Inilah arti pertobatan, yaitu membuat orang berdosa berbalik dari jalannya yang sesat, bukannya mengalihkannya dari satu pihak ke pihak lain, atau sekadar dari gagasan dan cara berpikir yang satu kepada yang lain. Orang yang berhasil menobatkan orang berdosa dari jalannya yang sesat, akan menyelamatkan jiwa orang itu dari maut. Jiwa seseorang terlibat di dalamnya, dan apa yang dilakukan demi keselamatan jiwa itu pasti akan dapat menguntungkan. Karena jiwa merupakan bagian utama manusia, maka di sini hanya disebutkan penyelamatan jiwa saja. Namun, sebenarnya penyelamatan jiwa juga mencakup keselamatan manusia itu secara keseluruhan seutuhnya. Roh akan diselamatkan dari neraka, tubuh dibangkitkan dari kubur, dan keduanya diselamatkan dari maut yang kekal.

BACA JUGA: PERINGATAN KEPADA ORANG KAYA: BERSABAR DALAM PENDERITAAN (YAKOBUS 5:1-11)

Sesudah itu, pertobatan hati dan hidup itu akan menutupi banyak dosa. Ayat ini sungguh sangat menghibur. Dari situ kita tahu bahwa meskipun dosa kita banyak, bahkan teramat banyak, namun semuanya dapat ditutupi atau diampuni. Ketika dijauhi dan ditinggalkan, dosa akan ditutupi dan tidak pernah muncul untuk melawan kita pada hari penghakiman. Tidak peduli sekeras apa pun manusia berusaha berkelit dari atau menyembunyikan dosa mereka, tidak ada cara yang mampu menutupinya dengan sempurna, selain dengan meninggalkannya. Beberapa orang berkata ayat ini berarti, pertobatan akan mencegah banyak dosa. Sungguh merupakan kebenaran yang tidak dapat disangkali bahwa banyak dosa dapat dicegah dalam diri orang yang bertobat, bahkan dalam diri orang-orang lain yang terpengaruh olehnya, atau yang bergaul dengannya.

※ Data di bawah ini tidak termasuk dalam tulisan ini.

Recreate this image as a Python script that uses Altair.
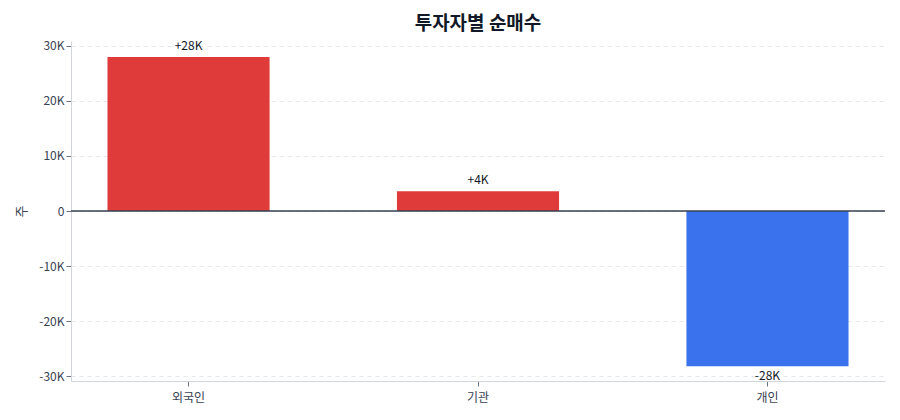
import altair as alt
import pandas as pd

investors = ["외국인", "기관", "개인"]
net_buy = [28000, 3600, -28200]

df = pd.DataFrame({"investor": investors, "value": net_buy})
df["label"] = [("+" if v > 0 else "") + f"{round(v / 1000):.0f}K" for v in net_buy]
df["sign"] = ["pos" if v >= 0 else "neg" for v in net_buy]

FONT = "Noto Sans CJK KR"

x = alt.X("investor:N", sort=investors, title=None,
          scale=alt.Scale(paddingInner=0.44, paddingOuter=0.126),
          axis=alt.Axis(labelAngle=0, labelFontSize=12, labelColor="#374151",
                        tickColor="#6b7280", domainColor="#d1d5db", labelPadding=6))
y = alt.Y("value:Q", title="주",
          scale=alt.Scale(domain=[-30900, 30900], nice=False, zero=True),
          axis=alt.Axis(values=[-30000, -20000, -10000, 0, 10000, 20000, 30000],
                        labelExpr="datum.value == 0 ? '0' : (datum.value/1000) + 'K'",
                        labelFontSize=12, labelColor="#374151", titleFontSize=13,
                        titleColor="#374151", titleFontWeight="normal", titlePadding=10,
                        tickColor="#6b7280", domainColor="#d1d5db",
                        grid=True, gridColor="#e5e7eb", gridDash=[4, 4]))

base = alt.Chart(df)

bars = base.mark_bar(opacity=0.9).encode(
    x=x, y=y,
    color=alt.Color("sign:N", scale=alt.Scale(domain=["pos", "neg"], range=["#dc2626", "#2563eb"]), legend=None),
)

zero = alt.Chart(pd.DataFrame({"z": [0]})).mark_rule(color="#374151", strokeWidth=1.3).encode(y="z:Q")

pos_text = base.transform_filter("datum.value >= 0").mark_text(
    baseline="bottom", dy=-4, fontSize=12, color="#111827", font=FONT
).encode(x=alt.X("investor:N", sort=investors), y="value:Q", text="label:N")

neg_text = base.transform_filter("datum.value < 0").mark_text(
    baseline="top", dy=5, fontSize=12, color="#111827", font=FONT
).encode(x=alt.X("investor:N", sort=investors), y="value:Q", text="label:N")

chart = alt.layer(bars, zero, pos_text, neg_text).properties(
    width=814, height=340,
    title=alt.TitleParams("투자자별 순매수", fontSize=19, fontWeight="bold", color="#111827",
                          font=FONT, offset=6),
    autosize=alt.AutoSizeParams(type="none"),
    padding={"left": 63, "top": 33, "right": 7, "bottom": 31},
).configure(font=FONT).configure_view(stroke=None)

chart.save("out.html", embed_options={"renderer": "svg", "actions": False})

Secara keseluruhan, betapa kita harus mempersiapkan diri dengan memberikan perhatian sepenuhnya bagi pertobatan orang berdosa! Ini adalah demi kebahagiaan serta keselamatan mereka yang bertobat. Pertobatannya akan mencegah banyak kejahatan, serta menghambat penyebaran dan pertambahan dosa di dunia. Ini adalah demi kemuliaan dan kehormatan Allah, dan akan mendatangkan penghiburan dan kehormatan bagi kita sendiri pada hari yang agung itu kelak. Mereka yang telah menuntun banyak orang kepada kebenaran akan bercahaya seperti bintang-bintang, tetap untuk selama-lamanya.